Papá suspiró, se rascó la frente y apuntó hacia el cuarto de Rafaela.
–Es sólo por un tiempo (…)
Saluda a tu tía abuela, jovencita (…)
Acerqué mis labios a su cara y deposité un rápido beso que rozó, apenas, la piel amarillenta de la vieja. Olía a orines y a carne putrefacta (…)
Y como si se diera cuenta de que el origen de su manía, la manía de su tía abuela de no descruzar las piernas, tiene una raíz más honda que el pudor, la joven más tarde nos revela:
Dije que ella nunca dejó de ser la misma, porque lo primero que hizo al verse sobre la cama de agua, fue cruzar las piernas. ¡Como si alguno de nosotros tuviera la intención de fisgarle las entrañas! Cada vez que la aseaban, había que luchar contra el nudo de carne pellejuda en que se convertían sus extremidades.
Una tarde, por curiosidad, cuando la tía abuela tomaba una siesta, ordené a Rafaela que intentara colocarle las piernas como Dios manda. Sus gritos se hicieron venir ipso facto a papá hasta la recámara.
–¡Háganme el favor de dejarla en paz! ¿Qué se creen ustedes? ¿No ven que lo que tiene es artritis?
Así durante el primer mes, no hubo problema. A cambio de un buen plato de carne (…) no faltaron trinitarias dispuestas a darle de comer y a limpiarle el culo a la vieja. (…) Pero conforme comenzó a tener instantes de lucidez, le dio por rebelarse y resultó cada vez más difícil encontrar monjas dispuestas a ayudarle: ¡Quítame las manos de encima, india sinverguenza! ¡Qué te imaginas, desgraciada! ¡Aléjate, sucia, no te atrevas a tocarme!
Ahora bien. Puede ser que a Briceño le interese hacernos visitar los recovecos poco iluminados del alma humana; que tenga atracción, como el refinado observador que es de hacernos ver algo que pareciendo muy claro no lo era; todo esto lo entiendo. Pero lo que a mí me intriga es ¿por qué le interesa a Briceño el sexo marchito, imposible, sucio, asqueroso, viejo, etcétera, de las mujeres? Lo que queda muy claro es que en esta sociedad del sureste las mujeres son las de los dineros y que así es como controlan a las nueras, los yernos, los hijos y los nietos. La brillante idea de los hijos consiste en llevarse a las parientas artríticas a sus casas para hacerse ricos una vez que éstas los hereden y mueran. Lo que estos hijos no saben es que las parientas además de artríticas son listas, son el diablo. Y que después de hacerles la vida imposible, terminarán por heredar sus dineros a las monjas trinitarias a las que se pasaron la vida despreciando.

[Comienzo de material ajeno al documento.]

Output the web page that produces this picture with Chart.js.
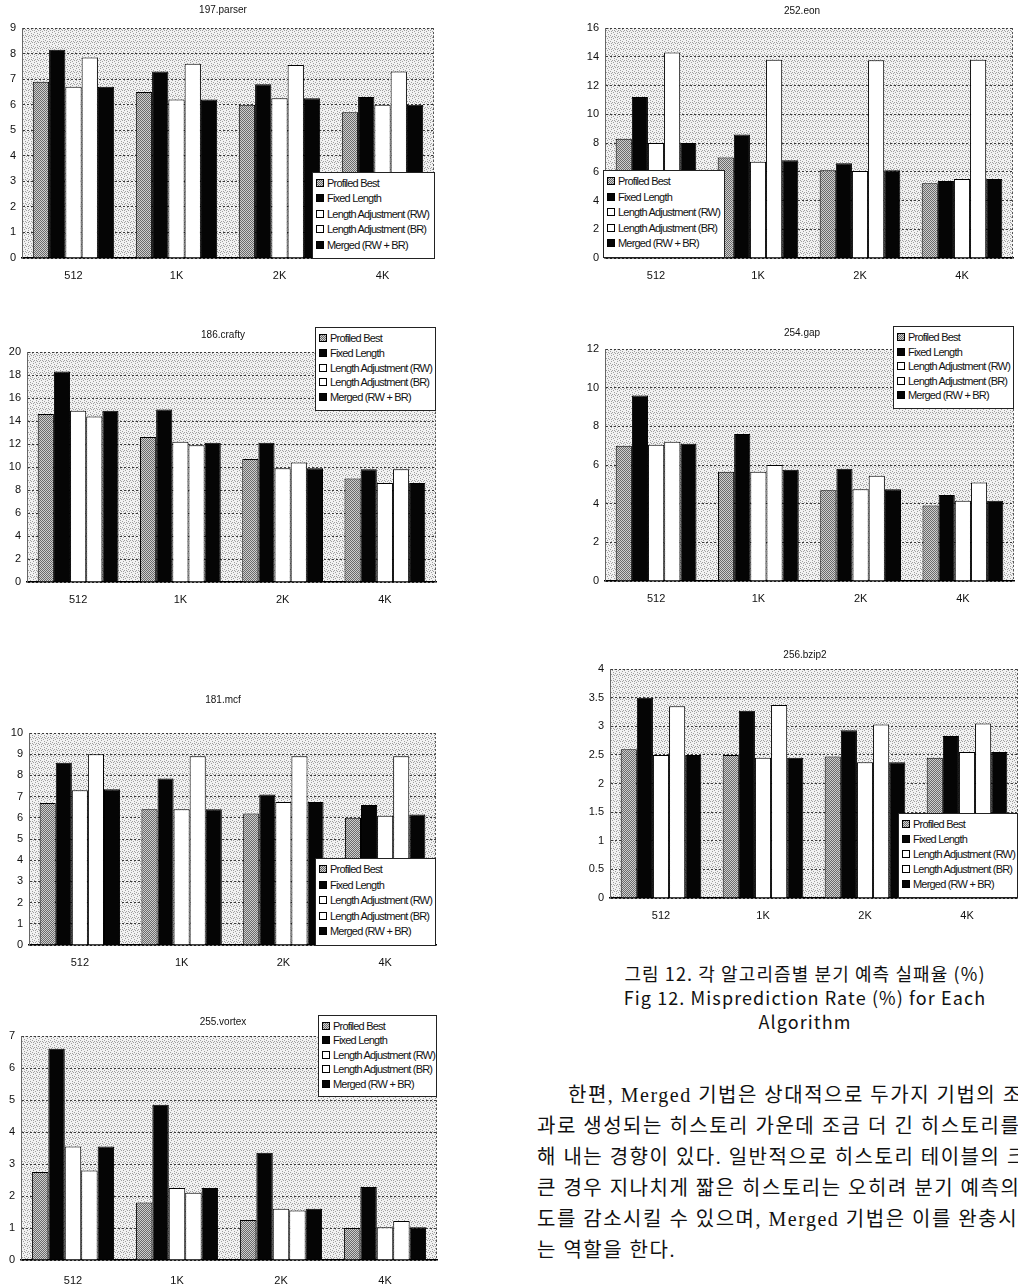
<!DOCTYPE html>
<html><head><meta charset="utf-8">
<script src="https://cdn.jsdelivr.net/npm/chart.js@4.4.0/dist/chart.umd.min.js"></script>
<style>
html,body{margin:0;padding:0;background:#fff;width:1018px;height:1288px;overflow:hidden;position:relative}
canvas.cv{position:absolute}
.lg{position:absolute;background:#fff;border:1px solid #222;box-sizing:border-box;font-family:"Liberation Sans",Arial,sans-serif;font-size:11px;letter-spacing:-0.8px;color:#111}
.lg div{position:absolute;left:3px;white-space:nowrap;line-height:12px;height:12px}
.sw{display:inline-block;width:6px;height:6px;border:1px solid #000;margin-right:3px;vertical-align:0px}
.cap{position:absolute;left:540px;width:530px;text-align:center;font-family:"Noto Sans CJK KR","Liberation Sans",sans-serif;font-size:18px;letter-spacing:1.1px;line-height:24px;color:#111}
.para{position:absolute;white-space:nowrap;font-family:"Liberation Serif","Noto Sans CJK KR",serif;font-size:20px;letter-spacing:1.5px;line-height:24px;color:#111}
</style></head><body>
<script>
// ---------- data ----------
const categories = ["512", "1K", "2K", "4K"];
const seriesNames = ["Profiled Best", "Fixed Length", "Length Adjustment (RW)", "Length Adjustment (BR)", "Merged (RW + BR)"];

const parserProfiled = [6.9, 6.5, 6.0, 5.7];
const parserFixed    = [8.15, 7.3, 6.8, 6.3];
const parserRW       = [6.7, 6.2, 6.25, 6.0];
const parserBR       = [7.85, 7.6, 7.55, 7.3];
const parserMerged   = [6.7, 6.2, 6.25, 6.0];

const eonProfiled = [8.3, 7.0, 6.1, 5.2];
const eonFixed    = [11.2, 8.6, 6.6, 5.35];
const eonRW       = [8.0, 6.7, 6.05, 5.5];
const eonBR       = [14.3, 13.8, 13.75, 13.8];
const eonMerged   = [8.0, 6.8, 6.1, 5.5];

const craftyProfiled = [14.6, 12.6, 10.7, 9.0];
const craftyFixed    = [18.3, 15.0, 12.1, 9.8];
const craftyRW       = [14.9, 12.2, 9.9, 8.6];
const craftyBR       = [14.4, 11.9, 10.4, 9.8];
const craftyMerged   = [14.9, 12.1, 9.9, 8.6];

const gapProfiled = [7.0, 5.65, 4.7, 3.9];
const gapFixed    = [9.6, 7.6, 5.8, 4.45];
const gapRW       = [7.05, 5.65, 4.75, 4.15];
const gapBR       = [7.2, 6.0, 5.45, 5.1];
const gapMerged   = [7.1, 5.75, 4.75, 4.15];

const mcfProfiled = [6.7, 6.4, 6.2, 6.0];
const mcfFixed    = [8.6, 7.85, 7.1, 6.6];
const mcfRW       = [7.3, 6.4, 6.75, 6.1];
const mcfBR       = [9.0, 8.9, 8.9, 8.9];
const mcfMerged   = [7.35, 6.4, 6.75, 6.15];

const bzipProfiled = [2.6, 2.5, 2.47, 2.45];
const bzipFixed    = [3.5, 3.27, 2.93, 2.83];
const bzipRW       = [2.5, 2.45, 2.37, 2.55];
const bzipBR       = [3.35, 3.37, 3.03, 3.05];
const bzipMerged   = [2.5, 2.45, 2.37, 2.55];

const vortexProfiled = [2.75, 1.8, 1.25, 1.0];
const vortexFixed    = [6.6, 4.85, 3.35, 2.28];
const vortexRW       = [3.55, 2.25, 1.6, 1.02];
const vortexBR       = [2.8, 2.1, 1.55, 1.22];
const vortexMerged   = [3.55, 2.25, 1.6, 1.02];

const benchTitles = ["197.parser", "252.eon", "186.crafty", "254.gap", "181.mcf", "256.bzip2", "255.vortex"];
const yMaxValues  = [9, 16, 20, 12, 10, 4, 7];
const yStepValues = [1, 2, 2, 2, 1, 0.5, 1];

// ---------- layout (page pixels) ----------
const layouts = [
  {L:22,  R:434,  T:28,   B:258,  tx:223, ty:10,   xh:30, lg:[312,172,123,87]},
  {L:605, R:1013, T:28,   B:258,  tx:802, ty:11,   xh:30, lg:[603,170,122,88]},
  {L:27,  R:436,  T:352,  B:582,  tx:223, ty:335,  xh:30, lg:[315,327,121,84]},
  {L:605, R:1014, T:349,  B:581,  tx:802, ty:333,  xh:30, lg:[893,326,121,83]},
  {L:29,  R:436,  T:733,  B:945,  tx:223, ty:700,  xh:30, lg:[315,858,121,88]},
  {L:610, R:1018, T:669,  B:898,  tx:805, ty:655,  xh:30, lg:[898,813,120,85]},
  {L:21,  R:437,  T:1036, B:1260, tx:223, ty:1022, xh:28, lg:[318,1015,119,82]}
];

const benchSeries = [
  [parserProfiled, parserFixed, parserRW, parserBR, parserMerged],
  [eonProfiled, eonFixed, eonRW, eonBR, eonMerged],
  [craftyProfiled, craftyFixed, craftyRW, craftyBR, craftyMerged],
  [gapProfiled, gapFixed, gapRW, gapBR, gapMerged],
  [mcfProfiled, mcfFixed, mcfRW, mcfBR, mcfMerged],
  [bzipProfiled, bzipFixed, bzipRW, bzipBR, bzipMerged],
  [vortexProfiled, vortexFixed, vortexRW, vortexBR, vortexMerged]
];

// ---------- patterns ----------
function tile(size, draw) {
  const c = document.createElement('canvas'); c.width = c.height = size;
  const g = c.getContext('2d'); draw(g); return c;
}
const bgTile = tile(6, g => {
  g.fillStyle = '#f2f2f2'; g.fillRect(0,0,6,6);
  g.fillStyle = '#a0a0a0';
  [[0,0],[3,1],[5,2],[1,3],[4,4],[2,5],[0,4],[3,3]].forEach(p => g.fillRect(p[0],p[1],1,1));
});
const pbTile = tile(2, g => {
  g.fillStyle = '#cfcfcf'; g.fillRect(0,0,2,2);
  g.fillStyle = '#6a6a6a'; g.fillRect(0,0,1,1); g.fillRect(1,1,1,1);
});
const tmpCtx = document.createElement('canvas').getContext('2d');
const bgPattern = tmpCtx.createPattern(bgTile, 'repeat');
const pbPattern = tmpCtx.createPattern(pbTile, 'repeat');
const fills = [pbPattern, '#050505', '#ffffff', '#ffffff', '#050505'];
const swatchCss = ['url(' + pbTile.toDataURL() + ')', '#050505', '#fff', '#fff', '#050505'];

const areaPlugin = {
  id: 'area',
  beforeDraw(chart) {
    const a = chart.chartArea, ctx = chart.ctx;
    ctx.save(); ctx.fillStyle = bgPattern; ctx.fillRect(a.left, a.top, a.right - a.left, a.bottom - a.top); ctx.restore();
  },
  afterDraw(chart) {
    const a = chart.chartArea, ctx = chart.ctx;
    ctx.save(); ctx.strokeStyle = '#555'; ctx.lineWidth = 1; ctx.setLineDash([2,2]);
    ctx.beginPath(); ctx.moveTo(a.right - 0.5, a.top); ctx.lineTo(a.right - 0.5, a.bottom); ctx.stroke();
    ctx.restore();
  }
};

const tickFont = {family: '"Liberation Sans", Arial, sans-serif', size: 11};

function makeChart(i) {
  const lay = layouts[i];
  const padR = 1;
  const yW = 30;
  // extra right space so the full-width title is centred where the reference has it
  const extraR = Math.max(0, yW - (lay.L + lay.R - 2 * lay.tx));
  const cLeft = lay.L - yW;
  const cTop = lay.ty - 8;
  const w = lay.R + extraR + padR - cLeft;
  const h = lay.B + lay.xh - cTop;
  const c = document.createElement('canvas');
  c.className = 'cv';
  c.style.left = cLeft + 'px'; c.style.top = cTop + 'px';
  c.style.width = w + 'px'; c.style.height = h + 'px';
  c.width = w; c.height = h;
  document.body.appendChild(c);

  new Chart(c, {
    type: 'bar',
    data: {
      labels: categories,
      datasets: benchSeries[i].map((d, k) => ({
        label: seriesNames[k], data: d, yAxisID: 'y',
        backgroundColor: fills[k], borderColor: '#000', borderWidth: 1,
        categoryPercentage: 0.79, barPercentage: 1
      }))
    },
    options: {
      responsive: false, animation: false, devicePixelRatio: 1,
      layout: {padding: {left: 0, right: padR, top: 0, bottom: 0}},
      plugins: {
        legend: {display: false}, tooltip: {enabled: false},
        title: {display: true, text: benchTitles[i], color: '#111',
          font: {family: '"Liberation Sans", Arial, sans-serif', size: 10, weight: 'normal', lineHeight: 1.2},
          padding: {top: 2, bottom: lay.T - lay.ty - 6}}
      },
      scales: {
        x: {
          grid: {display: false, drawTicks: false},
          border: {display: true, color: '#000', width: 1.5},
          ticks: {font: tickFont, color: '#111', padding: lay.xh === 28 ? 14 : 11},
          afterFit(s) { s.height = lay.xh; }
        },
        y: {
          position: 'left', min: 0, max: yMaxValues[i],
          ticks: {stepSize: yStepValues[i], font: tickFont, color: '#111', padding: 6,
                  callback: v => String(v)},
          grid: {color: '#3a3a3a', lineWidth: 1, drawTicks: false},
          border: {display: true, color: '#666', width: 1, dash: [2, 2]},
          afterFit(s) { s.width = yW; }
        },
        yR: {
          position: 'right', display: true,
          grid: {display: false, drawTicks: false}, ticks: {display: false},
          border: {display: false},
          afterFit(s) { s.width = extraR; }
        }
      }
    },
    plugins: [areaPlugin]
  });

  // legend box (HTML)
  const [lx, ly, lw, lh] = lay.lg;
  const box = document.createElement('div');
  box.className = 'lg';
  box.style.left = lx + 'px'; box.style.top = ly + 'px';
  box.style.width = lw + 'px'; box.style.height = lh + 'px';
  const step = (lh - 10) / 5;
  seriesNames.forEach((n, k) => {
    const row = document.createElement('div');
    row.style.top = (4 + k * step) + 'px';
    const sw = document.createElement('span');
    sw.className = 'sw'; sw.style.background = swatchCss[k];
    row.appendChild(sw);
    row.appendChild(document.createTextNode(n));
    box.appendChild(row);
  });
  document.body.appendChild(box);
}

for (let i = 0; i < 7; i++) makeChart(i);

// ---------- caption & paragraph ----------
const captionLines = ["그림 12. 각 알고리즘별 분기 예측 실패율 (%)", "Fig 12. Misprediction Rate (%) for Each", "Algorithm"];
captionLines.forEach((t, k) => {
  const d = document.createElement('div'); d.className = 'cap';
  d.style.top = (961 + k * 24) + 'px'; d.textContent = t;
  document.body.appendChild(d);
});
const paraLines = [
  "한편, Merged 기법은 상대적으로 두가지 기법의 조",
  "과로 생성되는 히스토리 가운데 조금 더 긴 히스토리를",
  "해 내는 경향이 있다. 일반적으로 히스토리 테이블의 크",
  "큰 경우 지나치게 짧은 히스토리는 오히려 분기 예측의",
  "도를 감소시킬 수 있으며, Merged 기법은 이를 완충시",
  "는 역할을 한다."
];
paraLines.forEach((t, k) => {
  const d = document.createElement('div'); d.className = 'para';
  d.style.left = (k === 0 ? 568 : 537) + 'px';
  d.style.top = (1083 + k * 31) + 'px'; d.textContent = t;
  document.body.appendChild(d);
});
</script>
</body></html>
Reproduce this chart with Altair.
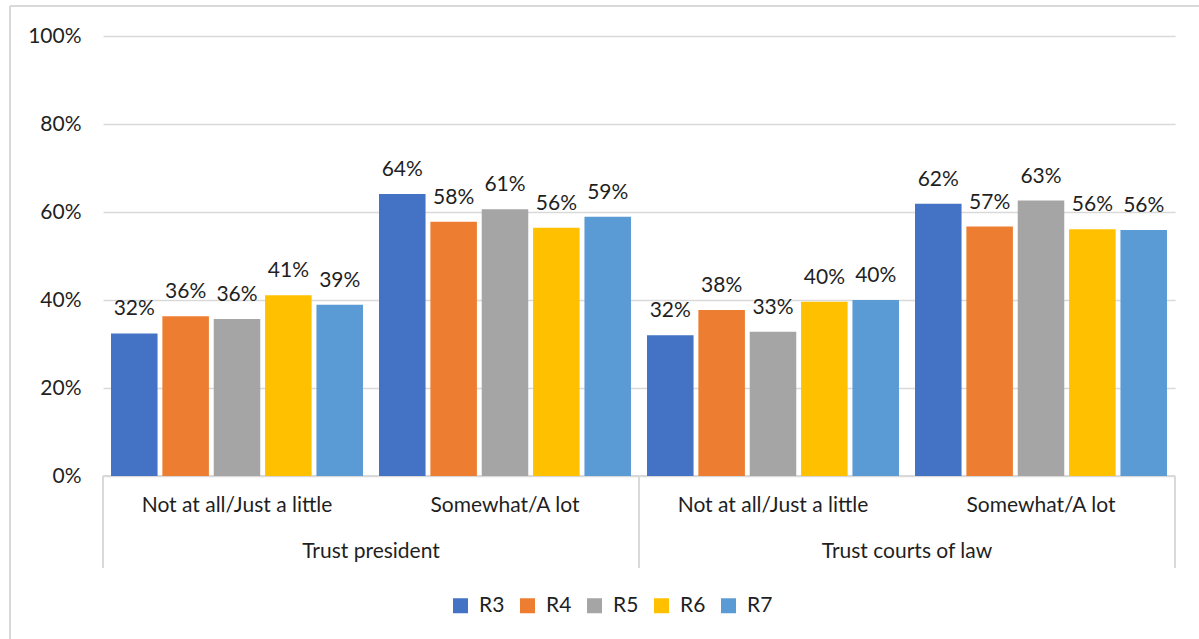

Así, la traición es otro de los temas que le encanta a Carlos explorar.
Por último, quiero referirme a la nouvelle que cierra el libro y que le da título. Los mártires del freeway. Es una novela policiaca con tintes de thriller donde la madurez de Carlos como escritor se pone de manifiesto desde la primera hasta la última línea. El tramado matemático, la verosimilitud de la intriga el dibujo extraordinario del detective, un yuppie que sólo come alimentos orgánicos y se cuida el cuerpo hasta el extremo; un estudioso de criminología en L.A., guapo, mono, demasiado nice para los judiciales del H. cuerpo policiaco del país, sí, adivinaron un gay de clóset es nuestro Virgilio en esta historia. No digo más para no arruinarles el gusto de la lectura de esta novela, de la que en cuanto Carlos hable, quisiera saber cómo la tramó, si dibujó antes a su personaje, si hizo esquemas de la estructura, etcétera, porque desde ya les digo que en cuanto corran a comprar su ejemplar y lo lean, encontrarán en él, más que una lectura novedosa y disfrutable una lección de originalidad que confirma a Martín Briceño como un gran narrador y no sólo del sureste.
Texto leído durante la presentación del libro en la Feria Internacional de Minería en marzo 2007.